(PROMPT) Check each line of the records below and collect those that include the word "this".

(GIVEN DATA)
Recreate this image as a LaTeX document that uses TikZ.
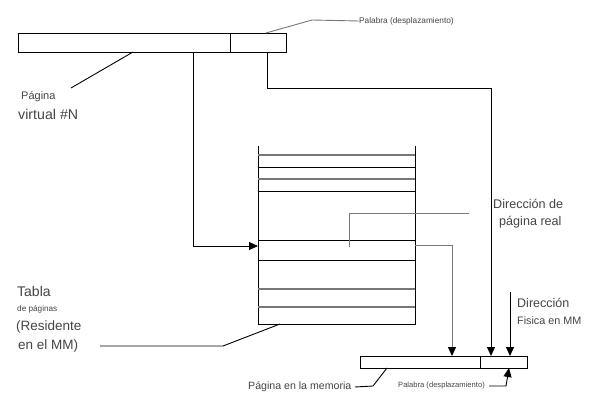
\documentclass[tikz,border=0pt]{standalone}
\usepackage{fontspec}
\setmainfont{Liberation Sans}
\usetikzlibrary{arrows.meta}
\definecolor{txt}{HTML}{444444}
\definecolor{gline}{HTML}{777777}
\tikzset{
  bar/.style={draw=black, line width=0.9pt, inner sep=0pt, minimum height=0pt},
  lbl/.style={text=txt, inner sep=0pt, anchor=west},
  wire/.style={draw=black, line width=0.9pt},
  gwire/.style={draw=gline, line width=0.9pt},
  tip/.style={-{Triangle[width=8pt,length=9pt,color=black]}},
  blackrow/.style={draw=black, line width=0.8pt},
  greyrow/.style={draw=gline, line width=1.1pt}
}
\begin{document}
\begin{tikzpicture}[x=1pt,y=-1pt]
\useasboundingbox (0,0) rectangle (600,404);
% top bar
\node[bar, minimum width=212pt, minimum height=19pt] (vpage) at (124,42.5) {};
\node[bar, minimum width=56pt, minimum height=19pt] (voff) at (258,42.5) {};
% bottom bar
\node[bar, minimum width=120pt, minimum height=12pt] (mpage) at (420,362) {};
\node[bar, minimum width=47pt, minimum height=12pt] (moff) at (503.5,362) {};
% table
\coordinate (tTL) at (258,146);
\coordinate (tTR) at (415,146);
\coordinate (tBL) at (258,324);
\coordinate (tBR) at (415,324);
\draw[wire] (tTL) -- (tBL) -- (tBR) -- (tTR);
\draw[greyrow] (258,155) -- (415,155);
\draw[blackrow] (258,167) -- (415,167);
\draw[greyrow] (258,179) -- (415,179);
\draw[blackrow] (258,191) -- (415,191);
\draw[blackrow] (258,240) -- (415,240);
\draw[blackrow] (258,260) -- (415,260);
\draw[greyrow] (258,289) -- (415,289);
\draw[greyrow] (258,307) -- (415,307);
\coordinate (tIn) at (258,246);
\coordinate (tOut) at (415,245);

% labels
\node[lbl, font=\fontsize{8.3}{9}\selectfont] (palTop) at (359,21) {Palabra (desplazamiento)};
\node[lbl, font=\fontsize{11}{12}\selectfont] (pag1) at (21,97) {Página};
\node[lbl, font=\fontsize{14.2}{15}\selectfont] (pag2) at (18,114) {virtual \#N};
\node[lbl, font=\fontsize{12.6}{14}\selectfont] (dir1) at (493,204) {Dirección de};
\node[lbl, font=\fontsize{12.6}{14}\selectfont] (dir2) at (499,222) {página real};
\node[lbl, font=\fontsize{14}{16}\selectfont] (tab1) at (17,291) {Tabla};
\node[lbl, font=\fontsize{8.2}{9}\selectfont] (tab2) at (17,309) {de páginas};
\node[lbl, font=\fontsize{13.5}{15}\selectfont] (tab3) at (16,327) {(Residente};
\node[lbl, font=\fontsize{13.5}{15}\selectfont] (tab4) at (18,346) {en el MM)};
\node[lbl, font=\fontsize{12.5}{14}\selectfont] (fis1) at (517,303) {Dirección};
\node[lbl, font=\fontsize{10.8}{12}\selectfont] (fis2) at (517,321) {Fisica en MM};
\node[lbl, font=\fontsize{10.6}{12}\selectfont] (mem) at (248,387) {Página en la memoria};
\node[lbl, font=\fontsize{7.6}{9}\selectfont] (palBot) at (398,386) {Palabra (desplazamiento)};

% leaders
\draw[gwire] (266,33) -- (312,20) -- (palTop.west);
\draw[wire] (133,52) -- (71,88);
\draw[gwire] (349,247) -- (349,213) -- (469,213);
\draw[wire] (100,346) -- (223,346) -- (280,324);
\draw[wire] (355,387) -- (373,386) -- (387,368);

% connectors
\draw[wire, tip] (193,52) -- (193,246) -- (tIn);
\draw[wire, tip] (267,52) -- (267,88) -- (491,88) -- (491,356);
\draw[gwire, tip] (tOut) -- (452,245) -- (452,356);
\draw[wire, tip] (510,292) -- (510,356);
\draw[wire, tip] (489,386) -- (506,386) -- (509,368);
\end{tikzpicture}
\end{document}
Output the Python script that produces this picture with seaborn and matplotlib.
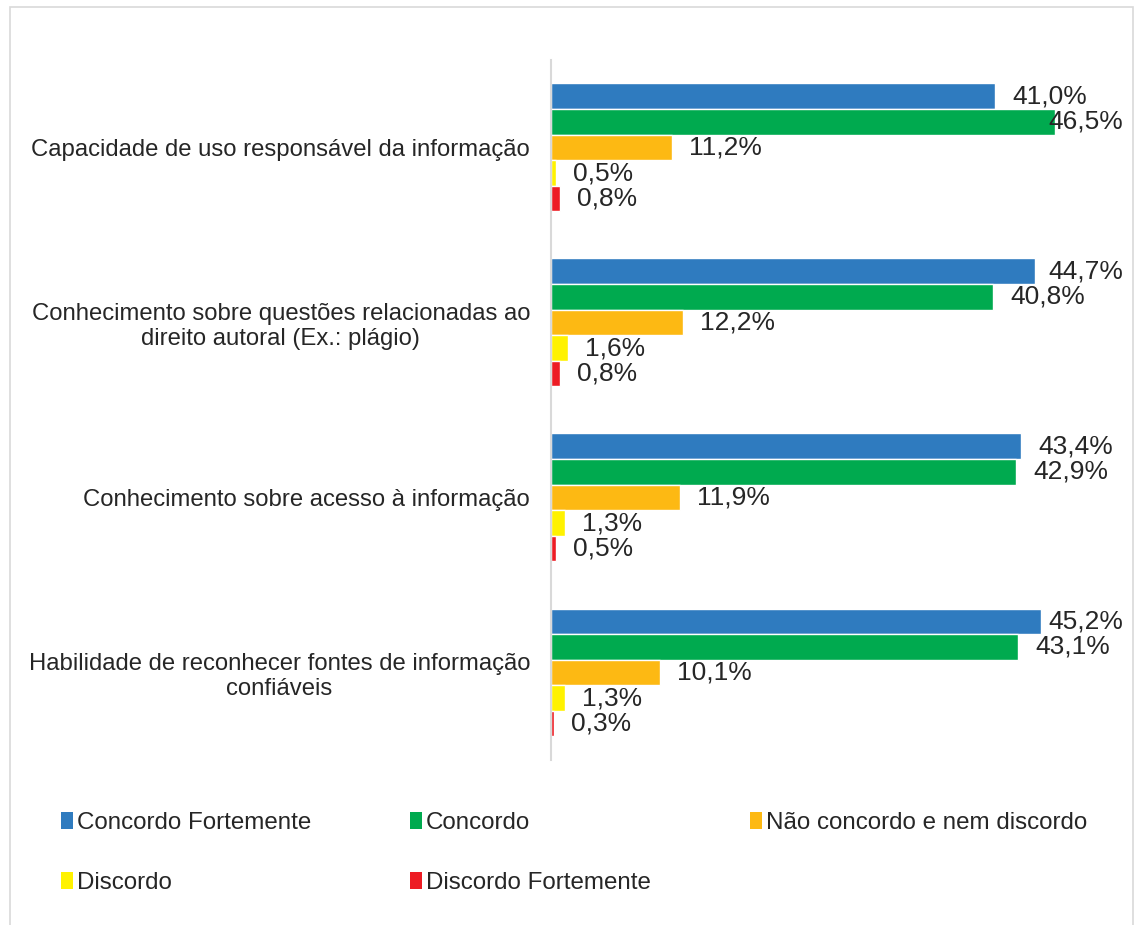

(ANSWER TO THE TASK)
Recreate this image as a LaTeX document that uses TikZ.
Output the Python script that produces this picture with seaborn and matplotlib.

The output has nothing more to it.